My heart breaks a little, but I try not to let it show. Tamira’s grades had started to improve last semester, following tutoring sessions with me after school. Just the other day, we’d met to discuss college, her hope building now that she was doing better in her classes. “Is this something you’d planned?” I ask carefully, knowing how lonely she always seems. She shakes her head slowly. “Would you want to talk about it?”
Her attention travels to the window, even though the shades are partially closed to ease the bright October sunlight. “I was out with Keon around three in the morning the other week. We had sex in his car over at Lincoln Park. The condom broke.”
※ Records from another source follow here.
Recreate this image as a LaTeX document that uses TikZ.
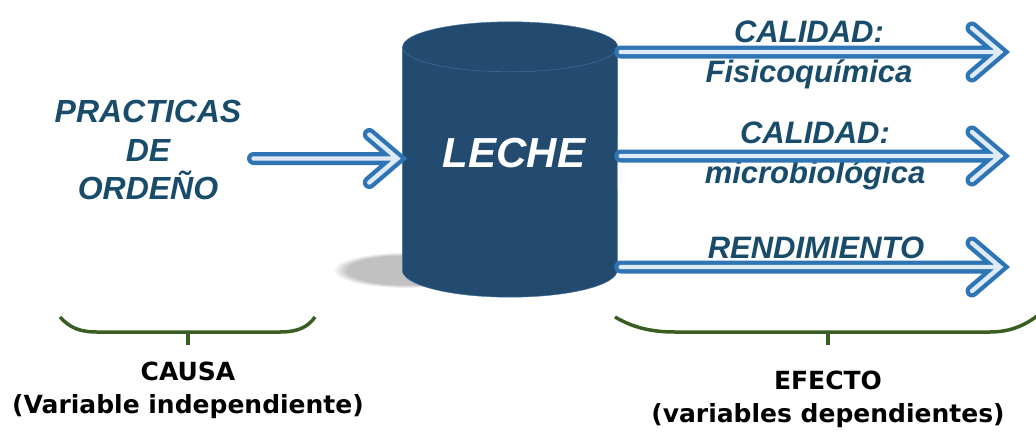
\documentclass[tikz,border=0pt]{standalone}
\usepackage{fontspec}
\usepackage{tikz}
\usetikzlibrary{fadings}
\newfontfamily\arialfont{Liberation Sans}
\newfontfamily\tahomafont{DejaVu Sans}
\definecolor{cylblue}{RGB}{35,75,112}
\definecolor{cylline}{RGB}{66,116,164}
\definecolor{arrowblue}{RGB}{46,117,182}
\definecolor{arrowfill}{RGB}{224,234,246}
\definecolor{textblue}{RGB}{24,76,106}
\definecolor{bracegreen}{RGB}{56,94,35}

\tikzset{
  dblarrow/.style={draw=arrowblue, double=arrowfill, double distance=4.4pt,
                   line width=4.3pt, line cap=round, line join=miter},
  brace/.style={draw=bracegreen, line width=3.5pt},
}

\begin{document}
\begin{tikzpicture}[x=1pt,y=-1pt]
\useasboundingbox (0,0) rectangle (1036,431);

% cylinder body (node only for anchors)
\node[minimum width=215pt, minimum height=223pt, inner sep=0pt] (leche) at (510,158.5) {};
\fill[black!35, path fading=circle with fuzzy edge 20 percent, fill opacity=0.7]
     (405,270) ellipse [x radius=72pt, y radius=18pt];
\filldraw[fill=cylblue, draw=cylline, thin]
     (leche.north west) -- (leche.south west)
     arc[start angle=180, end angle=360, x radius=107.5pt, y radius=27pt]
     -- (leche.north east)
     arc[start angle=0, end angle=180, x radius=107.5pt, y radius=25pt] -- cycle;
\draw[cylline, thin] (leche.north west)
     arc[start angle=180, end angle=360, x radius=107.5pt, y radius=25pt];
\node[font=\arialfont\bfseries\itshape\fontsize{42}{48}\selectfont, text=white,
      inner sep=0pt] (lecheTxt) at (514,153) {LECHE};

\begin{scope}[every node/.style={text=textblue, inner sep=0pt, anchor=base,
              font=\arialfont\bfseries\itshape\fontsize{31}{40}\selectfont}]
    \node[align=center, anchor=center, font=\arialfont\bfseries\itshape\fontsize{32}{38.5}\selectfont]
          (practicas) at (148,150) {PRACTICAS\\DE\\ORDEÑO};
    \node (cal1) at (809,42) {CALIDAD:};
    \node (fisico) at (809,82) {Fisicoquímica};
    \node (cal2) at (815,143) {CALIDAD:};
    \node (micro) at (815,183) {microbiológica};
    \node (rend) at (816,258) {RENDIMIENTO};
\end{scope}

% arrows
\coordinate (fisTip) at (1000,52);
\coordinate (micTip) at (1000,156);
\coordinate (renTip) at (1000,267);
\draw[dblarrow] ([xshift=12pt]practicas.east |- leche.west) -- ([xshift=-5pt]leche.west)
      ([xshift=-5pt]leche.west) ++(-28,-24) -- ([xshift=-5pt]leche.west) -- ++(-28,24);
\foreach \t in {fisTip,micTip,renTip}
    \draw[dblarrow] ([xshift=3pt]leche.east |- \t) -- (\t)
          (\t) ++(-28,-24) -- (\t) -- ++(-28,24);

% braces
\draw[brace] (60,317) .. controls (70,328) and (80,332) .. (97,332) -- (280,332)
      .. controls (298,332) and (308,327) .. (315,317);
\draw[brace] (615,317) .. controls (632,327) and (650,332) .. (675,332) -- (990,332)
      .. controls (1012,332) and (1028,324) .. (1042,312);

\begin{scope}[every node/.style={align=center, anchor=north, inner sep=0pt,
              font=\tahomafont\bfseries\fontsize{25}{33}\selectfont}]
    \node (causa) at (188,362) {CAUSA\\(Variable independiente)};
    \node (efecto) at (828,371) {EFECTO\\(variables dependientes)};
\end{scope}
\draw[brace] (188,332) -- ([yshift=17pt]causa.north);
\draw[brace] (828,332) -- ([yshift=26pt]efecto.north);
\end{tikzpicture}
\end{document}
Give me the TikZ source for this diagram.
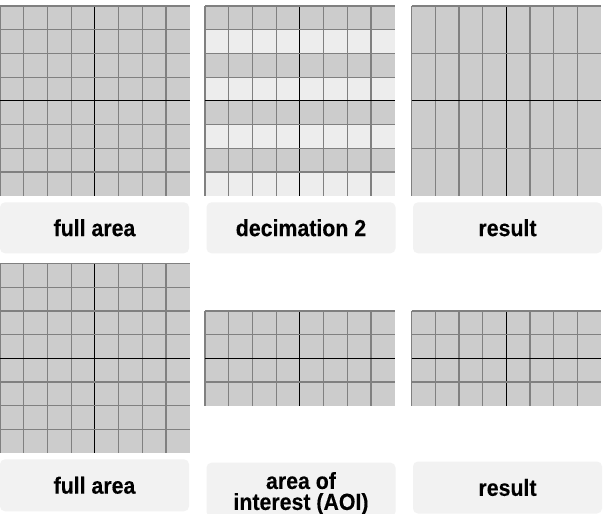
\documentclass[tikz,border=0pt]{standalone}
\usepackage{fontspec}
\newfontfamily\labfont[FakeStretch=0.915,FakeBold=0.25]{Liberation Sans Bold}
\definecolor{cellgray}{HTML}{CCCCCC}
\definecolor{celllight}{HTML}{EDEDED}
\definecolor{gridgray}{HTML}{808080}
\definecolor{boxfill}{HTML}{F2F2F2}
\tikzset{
  gridline/.style={draw=gridgray, line width=1.2pt},
  midline/.style={draw=black, line width=0.9pt},
  labelbox/.style={fill=boxfill, draw=none, rounded corners=5pt, inner sep=0pt},
  labeltext/.style={font=\labfont\fontsize{23.3}{21}\selectfont, text=black, align=center, inner sep=0pt},
}
% #1,#2 origin; #3 cols; #4 rows; #5 cell w; #6 cell h; #7 mid col; #8 mid row
\newcommand\mkgrid[8]{%
  \fill[cellgray] (#1,#2) rectangle ++(#3*#5,#4*#6);
  \foreach \i in {0,...,\numexpr#3-1\relax}{
    \ifnum\i=#7\relax
      \draw[midline] (#1+\i*#5,#2) -- ++(0,#4*#6);
    \else
      \draw[gridline] (#1+\i*#5,#2) -- ++(0,#4*#6);
    \fi
  }
  \foreach \j in {0,...,\numexpr#4-1\relax}{
    \ifnum\j=#8\relax
      \draw[midline] (#1,#2+\j*#6) -- ++(#3*#5,0);
    \else
      \draw[gridline] (#1,#2+\j*#6) -- ++(#3*#5,0);
    \fi
  }
}
\begin{document}
\begin{tikzpicture}[x=1pt,y=-1pt]
\useasboundingbox (0,0) rectangle (606,514);
\fill[white] (0,0) rectangle (606,514);
% ---- row 1 ----
\mkgrid{0}{6}{8}{8}{23.7}{23.7}{4}{4}
% decimation grid with alternating light rows
\fill[cellgray] (205,6) rectangle ++(189.6,189.6);
\foreach \j in {1,3,5,7}{
  \fill[celllight] (205,6+\j*23.7) rectangle ++(189.6,23.7);
}
\foreach \i in {0,...,7}{
  \ifnum\i=4\relax
    \draw[midline] (205+\i*23.7,6) -- ++(0,189.6);
  \else
    \draw[gridline] (205+\i*23.7,6) -- ++(0,189.6);
  \fi
}
\foreach \j in {0,...,7}{
  \ifnum\j=4\relax
    \draw[midline] (205,6+\j*23.7) -- ++(189.6,0);
  \else
    \draw[gridline] (205,6+\j*23.7) -- ++(189.6,0);
  \fi
}
\mkgrid{411.5}{6}{8}{4}{23.7}{47.4}{4}{2}
% labels row 1
\node[labelbox, minimum width=189pt, minimum height=51pt] (b1) at (94.5,227.8) {};
\node[labelbox, minimum width=189pt, minimum height=51pt] (b2) at (301,227.8) {};
\node[labelbox, minimum width=189pt, minimum height=51pt] (b3) at (507.5,227.8) {};
\node[labeltext] (t1) at (b1.center) {full area};
\node[labeltext] (t2) at (b2.center) {decimation 2};
\node[labeltext] (t3) at (b3.center) {result};
% ---- row 2 ----
\mkgrid{0}{263.5}{8}{8}{23.7}{23.7}{4}{4}
\mkgrid{205}{310.9}{8}{4}{23.7}{23.7}{4}{2}
\mkgrid{411.5}{310.9}{8}{4}{23.7}{23.7}{4}{2}
% labels row 2
\node[labelbox, minimum width=189pt, minimum height=52pt] (b4) at (94.5,485.3) {};
\node[labelbox, minimum width=189pt, minimum height=54pt] (b5) at (301,489.7) {};
\node[labelbox, minimum width=189pt, minimum height=52pt] (b6) at (507.5,487.5) {};
\node[labeltext] (t4) at (b4.center) {full area};
\node[labeltext] (t5) at (301,493.4) {area of\\interest (AOI)};
\node[labeltext] (t6) at (b6.center) {result};
\end{tikzpicture}
\end{document}
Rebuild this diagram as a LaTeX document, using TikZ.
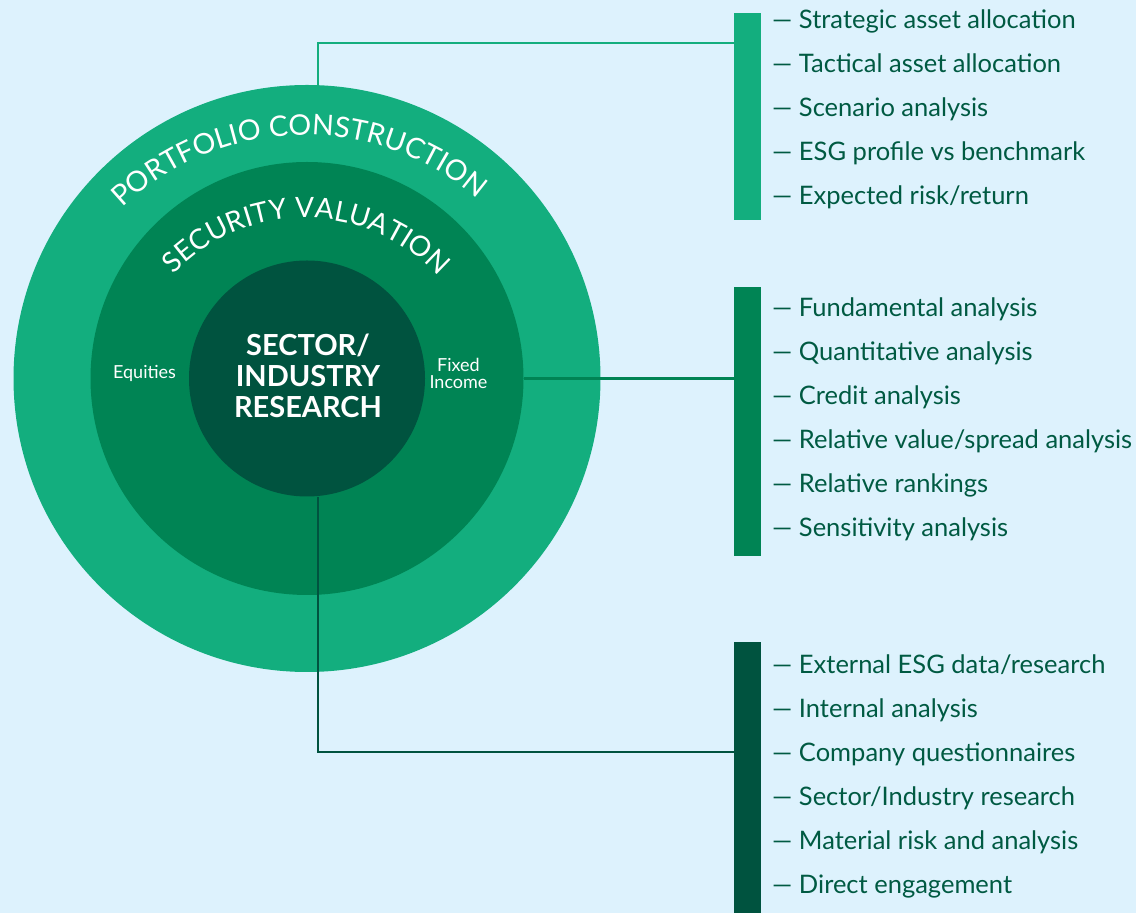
\documentclass[tikz,border=0pt]{standalone}
\usepackage{fontspec}
\setmainfont{Lato}
\usetikzlibrary{decorations.text}
\definecolor{bg}{HTML}{DDF2FD}
\definecolor{gA}{HTML}{13AE7E}
\definecolor{gB}{HTML}{008454}
\definecolor{gC}{HTML}{00533F}
\definecolor{txt}{HTML}{005A42}
\begin{document}
\begin{tikzpicture}[x=1pt,y=1pt,
  ring/.style={circle, inner sep=0pt, draw=none},
  bar/.style={rectangle, inner sep=0pt, minimum width=27pt},
  item/.style={anchor=base west, inner sep=0pt, text=txt, font=\fontsize{25.5}{25.5}\selectfont},
  conn/.style={line width=2.5pt},
  small/.style={text=white, font=\fontsize{18}{17}\selectfont, inner sep=0pt, align=center}
]
\useasboundingbox (0,0) rectangle (1136,913);
\fill[bg] (0,0) rectangle (1136,913);

% circles
\node[ring, fill=gA, minimum size=587pt] (o) at (307,534.5) {};
\node[ring, fill=gB, minimum size=433pt] (m) at (307,534.5) {};
\node[ring, fill=gC, minimum size=236pt] (i) at (307,534.5) {};

% curved labels
\path[decorate, decoration={text along path, text align=center,
  text={|\fontsize{28.5}{28.5}\selectfont\color{white}|PORTFOLIO CONSTRUCTION}}]
  (305,513) ++(171.5:265pt) arc[start angle=171.5, end angle=11.5, radius=265pt];
\path[decorate, decoration={text along path, text align=center,
  text={|\fontsize{28}{28}\selectfont\color{white}|SECURITY VALUATION}}]
  (305,513) ++(169.5:182pt) arc[start angle=169.5, end angle=9.5, radius=182pt];

% inner labels
\node[text=white, align=center, inner sep=0pt, font=\fontsize{29}{31}\selectfont\bfseries] (core) at (308,537) {SECTOR/\\INDUSTRY\\RESEARCH};
\node[small, anchor=base] (eq) at (144.5,534) {Equities};
\node[small] (fi) at (458.5,540) {Fixed\\Income};

% bars
\node[bar, fill=gA, minimum height=207pt] (bar1) at (747.5,796.5) {};
\node[bar, fill=gB, minimum height=269pt] (bar2) at (747.5,491.5) {};
\node[bar, fill=gC, minimum height=271pt] (bar3) at (747.5,135.5) {};

% connectors
\coordinate (k1) at (318,870);
\coordinate (k3) at (318,161);
\draw[conn, gA] (k1 |- o.north) -- (k1) -- (k1 -| bar1.west);
\draw[conn, gB] (m.east) -- (m.east -| bar2.west);
\draw[conn, gC] (k3 |- i.south) -- (k3) -- (k3 -| bar3.west);

% list 1
\node[item] (a1) at (772,884) {— Strategic asset allocation};
\node[item] (a2) at (772,840) {— Tactical asset allocation};
\node[item] (a3) at (772,796) {— Scenario analysis};
\node[item] (a4) at (772,752) {— ESG profile vs benchmark};
\node[item] (a5) at (772,708) {— Expected risk/return};
% list 2
\node[item] (b1) at (772,596) {— Fundamental analysis};
\node[item] (b2) at (772,552) {— Quantitative analysis};
\node[item] (b3) at (772,508) {— Credit analysis};
\node[item] (b4) at (772,464) {— Relative value/spread analysis};
\node[item] (b5) at (772,420) {— Relative rankings};
\node[item] (b6) at (772,376) {— Sensitivity analysis};
% list 3
\node[item] (c1) at (772,239) {— External ESG data/research};
\node[item] (c2) at (772,195) {— Internal analysis};
\node[item] (c3) at (772,151) {— Company questionnaires};
\node[item] (c4) at (772,107) {— Sector/Industry research};
\node[item] (c5) at (772,63) {— Material risk and analysis};
\node[item] (c6) at (772,19) {— Direct engagement};
\end{tikzpicture}
\end{document}
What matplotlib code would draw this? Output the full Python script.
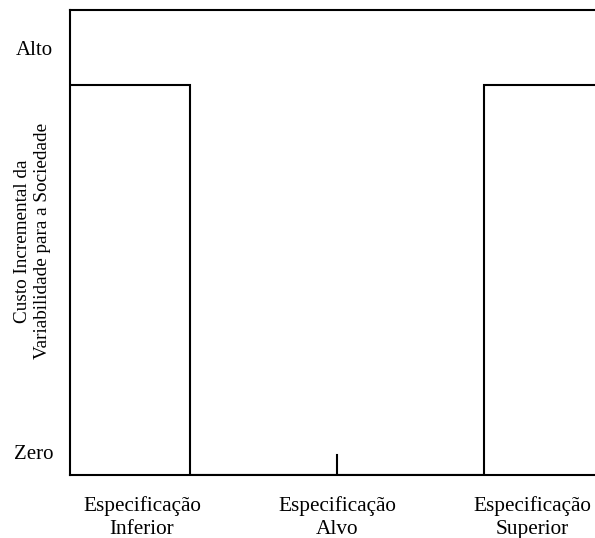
import matplotlib
matplotlib.use("Agg")
import matplotlib.pyplot as plt

# specification limits and target (standardised units)
limites = ["Especificação\nInferior", "Especificação\nAlvo", "Especificação\nSuperior"]
posicoes_rotulos = [-1.33, 0.0, 1.33]
lie, alvo, lse = -1.0, 0.0, 1.0

# step cost curve
custo_x = [-1.82, lie, lie, lse, lse, 1.80]
custo_y = [0.838, 0.838, 0.0, 0.0, 0.838, 0.838]

niveis = [0.049, 0.917]
niveis_txt = ["Zero", "Alto"]

plt.rcParams['font.family'] = ['Liberation Serif', 'DejaVu Serif']

fig = plt.figure(figsize=(5.95, 5.38), dpi=100)
ax = fig.add_axes([70 / 595, 1 - 475 / 538, 1 - 70 / 595 + 0.01, (475 - 9.5) / 538])

ax.plot(custo_x, custo_y, color='black', lw=1.5, solid_joinstyle='miter')
ax.plot([alvo, alvo], [0, 0.043], color='black', lw=1.5)

ax.set_xlim(-1.82, 1.80)
ax.set_ylim(0, 1)
ax.spines['right'].set_visible(False)
for s in ['left', 'top', 'bottom']:
    ax.spines[s].set_linewidth(1.5)

ax.set_xticks(posicoes_rotulos)
ax.set_xticklabels(limites, fontsize=15.3, linespacing=1.3)
ax.set_yticks(niveis)
ax.set_yticklabels(niveis_txt, fontsize=15)
ax.tick_params(length=0, pad=12)
ax.tick_params(axis='x', pad=15)

fig.text(0.054, 0.552, "Custo Incremental da\nVariabilidade para a Sociedade",
         rotation=90, ha='center', va='center', fontsize=13.8, linespacing=1.25)

fig.savefig("out.png", dpi=100)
The details she shares come from her trust in me, and because she’s scared. My grandma would tell her to go to church and get some morals. My mother would question what a fifteen-year-old was doing out at three in the morning having sex in a public place. And my father would point out that if she’d been taught abstinence in school, instead of being given condoms in health class, she wouldn’t be in this mess. But I was raised in the bible belt of North Carolina, and so were they. Yet, unlike me, they never left and saw how harsh the rest of the world can be.
According to her file, Tamira was raped for the first time when she was five by her mother’s boyfriend, then again at seven by the next man her mother invited into her bed. So, I don’t judge, or reprimand, or turn my back. Instead, I clutch her hand and give it a squeeze. “Aside from the condom breaking, what makes you think you’re pregnant?” I ask, keeping my voice soft.
“I was supposed to get my period last week and it didn’t come.”
“You’re still young and your cycle may not always be regular.”
She tilts her head in my direction. “You sayin’, I’m not pregnant?”
“I don’t know, Tamira. It may be too early to tell.” I release her hand and reach for the business cards I keep on my end table and pass one to her. “I think the first thing you need to do is see a medical professional. This is Autumn Stone. She’s a midwife at the clinic and a friend of mine. Call and make an appointment and ask to see Autumn specifically. If the receptionist gives you a hard time, tell her I sent you.”
“Is she nice?” she asks, keeping her attention on the card. “This lady you’re sending me to?”
“Yes,” I answer quietly.
When her dark brown eyes meet mine, it’s all I can do not to tear up. “Like you?” she asks.
“Autumn is really sweet,” I assure her, my voice splintering. “We were roommates in college.”
She nods and shoves the card in her backpack. When she meets my face again, she laughs. “Miss Aedry, you worry too much. I’m going to be fine. Me and any baby who comes along.”
It’s what she claims, but I recognize the fear behind that tough outer layer. I’m not supposed to touch my students. Given my line of work and the stories I hear, some days it takes all I have not to reach out and hug them. Today is one of those days. But I do give her hand another squeeze. “I know you’re scared, but I’m here if you need me.”
Tamira rolls her eyes, laughing, but then her resolve crumbles and the first of her tears release. I let her cry, because, for now, it’s the only way I can help her.